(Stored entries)
################
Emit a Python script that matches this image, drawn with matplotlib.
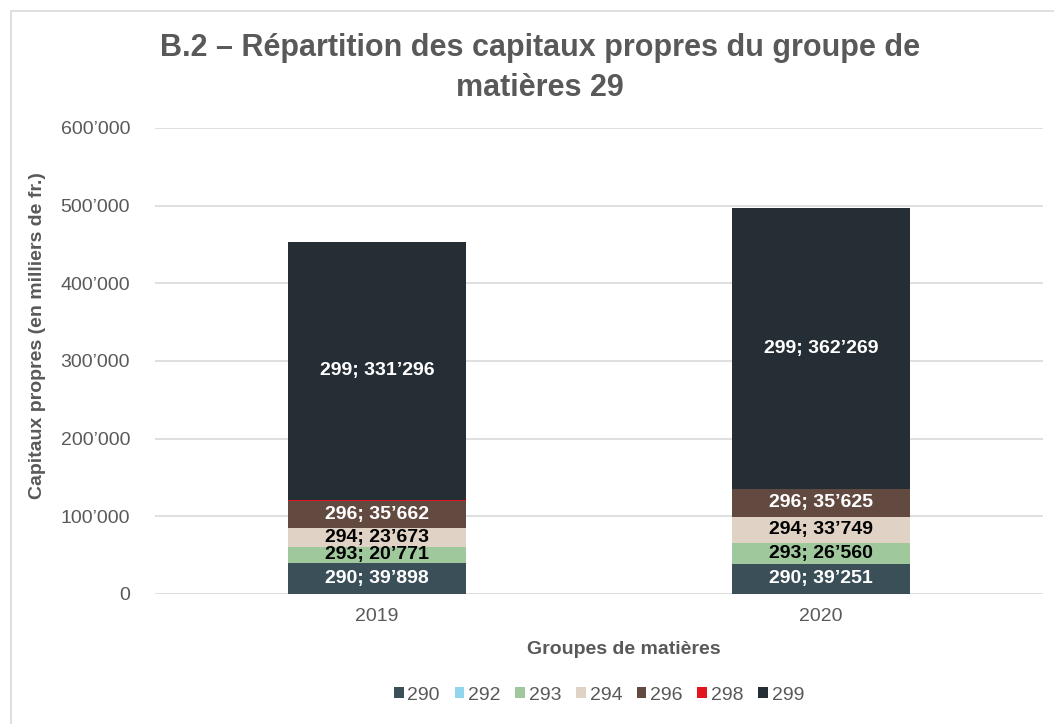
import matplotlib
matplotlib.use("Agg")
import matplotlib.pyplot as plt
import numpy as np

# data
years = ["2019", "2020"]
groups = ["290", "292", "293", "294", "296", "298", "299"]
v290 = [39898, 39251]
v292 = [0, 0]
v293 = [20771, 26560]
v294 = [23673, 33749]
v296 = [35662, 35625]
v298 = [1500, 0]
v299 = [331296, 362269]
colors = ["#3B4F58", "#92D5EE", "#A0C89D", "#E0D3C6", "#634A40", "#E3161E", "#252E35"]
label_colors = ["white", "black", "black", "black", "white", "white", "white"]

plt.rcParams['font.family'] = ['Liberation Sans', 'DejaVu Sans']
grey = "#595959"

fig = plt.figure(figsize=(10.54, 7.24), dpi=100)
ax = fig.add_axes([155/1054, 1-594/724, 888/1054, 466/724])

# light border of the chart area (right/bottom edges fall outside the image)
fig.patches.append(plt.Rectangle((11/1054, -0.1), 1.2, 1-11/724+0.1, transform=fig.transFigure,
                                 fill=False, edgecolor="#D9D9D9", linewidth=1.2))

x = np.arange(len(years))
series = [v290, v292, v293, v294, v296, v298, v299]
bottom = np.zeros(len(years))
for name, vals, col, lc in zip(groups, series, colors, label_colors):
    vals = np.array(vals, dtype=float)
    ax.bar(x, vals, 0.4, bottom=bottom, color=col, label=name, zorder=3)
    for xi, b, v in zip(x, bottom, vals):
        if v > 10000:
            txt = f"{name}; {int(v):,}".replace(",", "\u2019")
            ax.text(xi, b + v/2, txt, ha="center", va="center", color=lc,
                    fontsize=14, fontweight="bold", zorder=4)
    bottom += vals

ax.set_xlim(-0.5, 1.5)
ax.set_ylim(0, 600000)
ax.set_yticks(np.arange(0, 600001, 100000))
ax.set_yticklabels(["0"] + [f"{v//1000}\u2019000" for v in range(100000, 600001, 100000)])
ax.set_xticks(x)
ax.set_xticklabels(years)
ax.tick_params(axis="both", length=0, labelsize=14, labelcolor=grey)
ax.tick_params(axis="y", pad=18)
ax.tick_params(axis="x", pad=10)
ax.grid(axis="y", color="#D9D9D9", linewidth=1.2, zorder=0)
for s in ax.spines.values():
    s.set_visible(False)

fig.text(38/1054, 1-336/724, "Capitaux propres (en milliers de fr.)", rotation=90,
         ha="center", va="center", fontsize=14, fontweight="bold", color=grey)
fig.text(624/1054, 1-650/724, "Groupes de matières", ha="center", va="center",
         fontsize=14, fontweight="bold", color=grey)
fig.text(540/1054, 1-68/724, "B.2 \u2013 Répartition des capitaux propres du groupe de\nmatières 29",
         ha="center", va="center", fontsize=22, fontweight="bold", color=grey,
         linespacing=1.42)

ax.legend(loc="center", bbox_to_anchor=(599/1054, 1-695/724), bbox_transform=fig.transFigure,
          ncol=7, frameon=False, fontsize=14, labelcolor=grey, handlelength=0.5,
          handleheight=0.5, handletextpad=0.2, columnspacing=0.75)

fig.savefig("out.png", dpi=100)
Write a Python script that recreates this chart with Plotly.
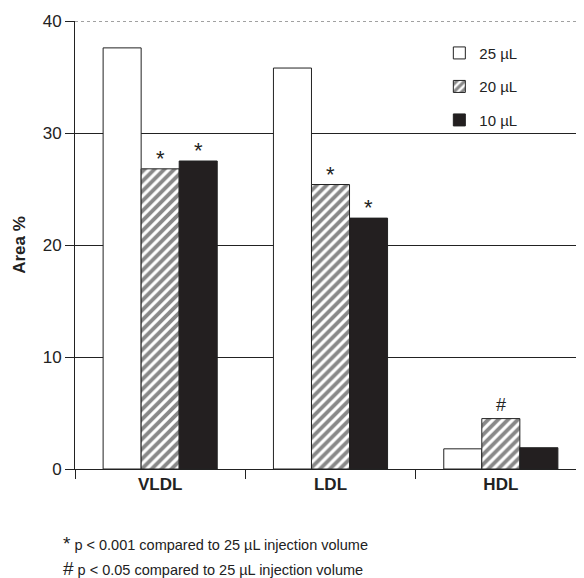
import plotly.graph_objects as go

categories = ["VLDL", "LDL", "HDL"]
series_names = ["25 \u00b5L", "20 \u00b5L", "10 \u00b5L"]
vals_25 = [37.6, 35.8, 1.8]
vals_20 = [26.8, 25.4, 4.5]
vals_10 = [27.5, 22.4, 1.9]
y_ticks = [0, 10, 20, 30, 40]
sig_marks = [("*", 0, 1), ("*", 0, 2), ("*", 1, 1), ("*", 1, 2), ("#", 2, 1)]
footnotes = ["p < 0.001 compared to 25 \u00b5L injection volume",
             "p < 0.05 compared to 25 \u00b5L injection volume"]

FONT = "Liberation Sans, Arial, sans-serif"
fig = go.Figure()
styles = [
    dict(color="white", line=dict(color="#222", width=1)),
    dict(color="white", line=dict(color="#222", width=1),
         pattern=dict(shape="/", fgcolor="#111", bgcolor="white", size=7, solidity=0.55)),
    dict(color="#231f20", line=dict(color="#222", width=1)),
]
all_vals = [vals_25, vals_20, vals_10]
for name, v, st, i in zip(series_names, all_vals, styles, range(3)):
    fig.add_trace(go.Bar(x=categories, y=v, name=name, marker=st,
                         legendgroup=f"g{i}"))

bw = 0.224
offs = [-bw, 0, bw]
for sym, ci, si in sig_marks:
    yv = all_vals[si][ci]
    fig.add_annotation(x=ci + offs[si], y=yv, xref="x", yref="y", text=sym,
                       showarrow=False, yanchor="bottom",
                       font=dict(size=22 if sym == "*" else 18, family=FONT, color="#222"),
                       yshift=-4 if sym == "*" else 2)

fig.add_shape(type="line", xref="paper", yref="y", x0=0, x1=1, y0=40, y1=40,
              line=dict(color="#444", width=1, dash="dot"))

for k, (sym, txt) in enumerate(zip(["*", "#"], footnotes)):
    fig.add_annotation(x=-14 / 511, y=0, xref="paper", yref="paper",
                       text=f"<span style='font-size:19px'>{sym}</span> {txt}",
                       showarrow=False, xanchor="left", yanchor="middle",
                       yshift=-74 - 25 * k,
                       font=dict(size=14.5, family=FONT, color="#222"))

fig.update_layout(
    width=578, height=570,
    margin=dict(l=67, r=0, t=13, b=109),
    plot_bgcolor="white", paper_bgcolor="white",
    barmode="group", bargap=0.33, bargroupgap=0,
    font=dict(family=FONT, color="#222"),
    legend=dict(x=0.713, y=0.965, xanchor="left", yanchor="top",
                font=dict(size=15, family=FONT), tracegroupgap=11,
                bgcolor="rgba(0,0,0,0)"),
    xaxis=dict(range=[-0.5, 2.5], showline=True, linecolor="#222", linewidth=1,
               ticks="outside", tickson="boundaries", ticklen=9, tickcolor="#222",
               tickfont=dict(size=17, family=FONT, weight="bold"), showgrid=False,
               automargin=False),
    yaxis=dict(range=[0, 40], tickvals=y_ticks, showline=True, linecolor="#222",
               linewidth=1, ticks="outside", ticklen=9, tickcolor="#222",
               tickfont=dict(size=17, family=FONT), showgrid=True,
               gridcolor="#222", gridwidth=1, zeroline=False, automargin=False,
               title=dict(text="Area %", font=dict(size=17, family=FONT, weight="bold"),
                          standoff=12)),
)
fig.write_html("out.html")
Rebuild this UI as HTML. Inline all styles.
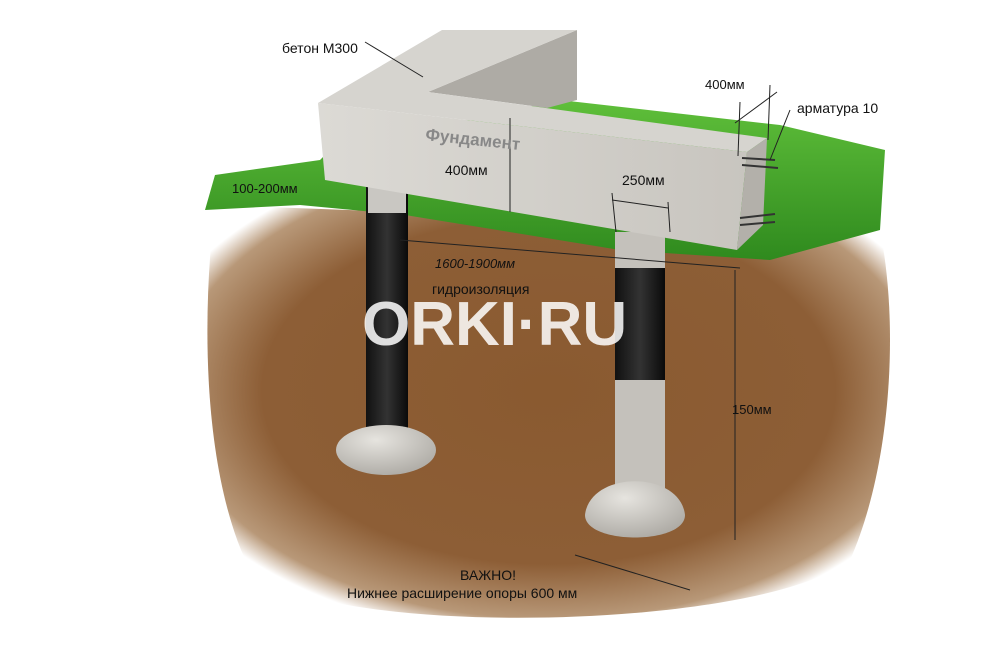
################
DIRECTION: Reproduce, word for word, every line from the start of the records down to and including the line with "import numpy as np"; skip the pictures.

OUTPUT FOR THIS TASK:
Emit a Python script that matches this image, drawn with matplotlib.
import matplotlib
matplotlib.use("Agg")
import matplotlib.pyplot as plt
import numpy as np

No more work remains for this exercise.